O nascimento da própria bomba, que é um personagem vivo dentro da narrativa, celebra a ciência mas também a morte. No tedioso processo de criação dessa arma, há uma repetição da justificativa de que é necessário produzi-la antes das forças de Hitler – Oppenheimer é de origem judia. Essa corrida contra o tempo parece desfocar os envolvidos da possibilidade de destruição do mundo. A reprodução da detonação da bomba durante a Experiência Trinity é um espetáculo imersivo apesar de um fetiche mórbido do diretor. Somos hipnotizados pela imagem do fogo. O silêncio se perpetua enquanto somos colocados diante das formas – quase sempre fálicas – das chamas. Em seguida, somos arrebatados pelo rompante do som. Esse delay entre imagem e som traz, além de realismo, uma reflexão a respeito do poder de destruição. Somos praticamente transportados para o local da explosão, e é quase possível sentir o calor. O fogo consome o nosso olhar.

 Eu pude assistir numa sala Imax, o que recomendo para esse filme. Além do tamanho da tela, a mixagem e edição de som do filme são os pontos altos da experiência. A trilha sonora, inclusive, é responsável por sustentar a dramaticidade do filme. Ainda assim, Oppenheimer se revela um filme pretensioso. Nolan se orgulhava de seu comprometimento com o uso de efeitos práticos para reproduzir a bomba e acabou demonstrando o quão carente de humanidade sua obra é. A maquiagem do filme quando mostra os personagens envelhecidos merece ser aplaudida. É cansativo perceber a autopromoção do diretor com os efeitos práticos a respeito da bomba e escantear aqueles que evidenciam a humanidade de seus personagens.

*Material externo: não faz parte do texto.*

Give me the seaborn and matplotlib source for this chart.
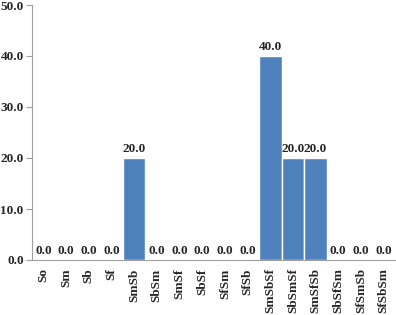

Seu filme é uma grande celebração da masculinidade tóxica disfarçada de amor pela ciência. O advento do som no cinema se mostra o elemento mais importante ao projeto. O som é responsável por evocar a emoção ao longo do filme. Mais até que as interpretações e do ir e vir de diversos artistas conhecidos que fazem participação ao longo da narrativa. Sem o som, Oppenheimer seria um filme morno, apesar de todos os frames retratando o fogo tão de perto.

Oppenheimer estreou dia 20 de julho nos cinemas.